Emerging Growth Company ☐
If an emerging growth company, indicate by check mark if the registrant has elected not to use the extended transition period for complying with any new or revised financial accounting standards provided pursuant to Section 13(a) of the Exchange Act. ☐
Item 1.01 Entry into a Material Definitive Agreement.
On July 2, 2021, Oaktree Specialty Lending Corporation (the Company) entered into an amendment (the Amendment) to the amended and restated loan and security agreement by and among the Company, as collateral manager, OCSL Senior Funding II LLC (formerly OCSI Senior Funding II LLC), as borrower, and Citibank, N.A., as administrative agent and sole lender. Among other things, the Amendment: (1) reduced the size of the facility from $180 million to $150 million, (2) extended the reinvestment period to July 18, 2023, (3) extended the maturity date to July 18, 2024, (4) modified the interest rate on outstanding borrowings to London Interbank Offered Rate (LIBOR) plus between 1.25% and 2.20% per annum on broadly syndicated loans subject to the observable market depth and pricing and LIBOR plus 2.25% per annum on all other eligible loans during the reinvestment period and (5) added provisions relating to the transition from LIBOR to the Secured Overnight Financing Rate.

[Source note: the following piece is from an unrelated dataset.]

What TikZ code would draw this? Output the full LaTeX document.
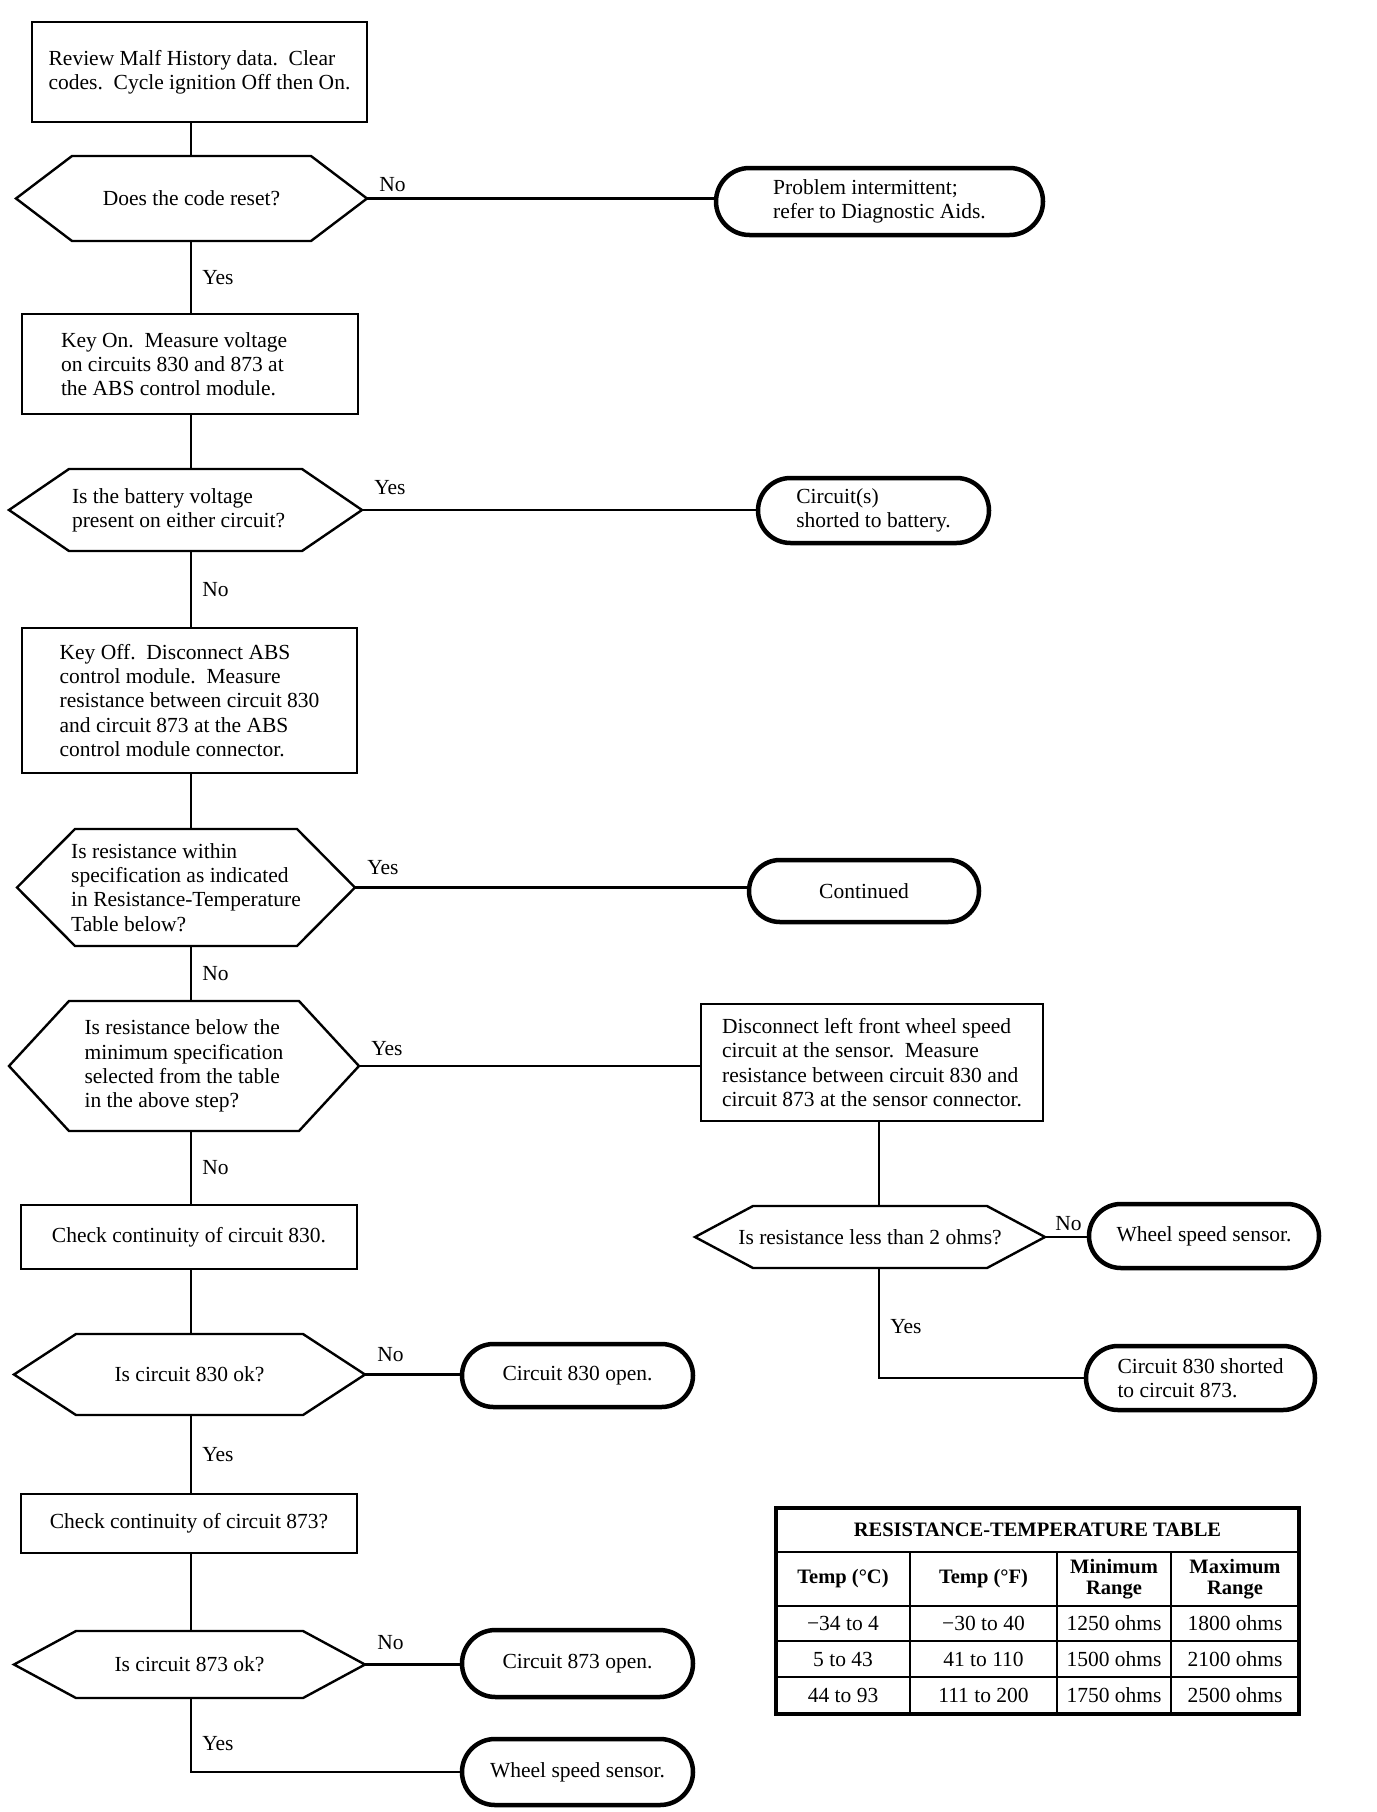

The description above is only a summary of the material provisions of the Amendment is qualified in its entirety by reference to copy of the Amendment, which is filed as Exhibit 10.1 to this Current Report on Form 8-K and incorporated by reference herein.
Item 9.01. Financial Statements and Exhibits.
(d) | Exhibits |
10.1 |
SIGNATURE
Pursuant to the requirements of the Exchange Act, the registrant has duly caused this report to be signed on its behalf by the undersigned hereunto duly authorized.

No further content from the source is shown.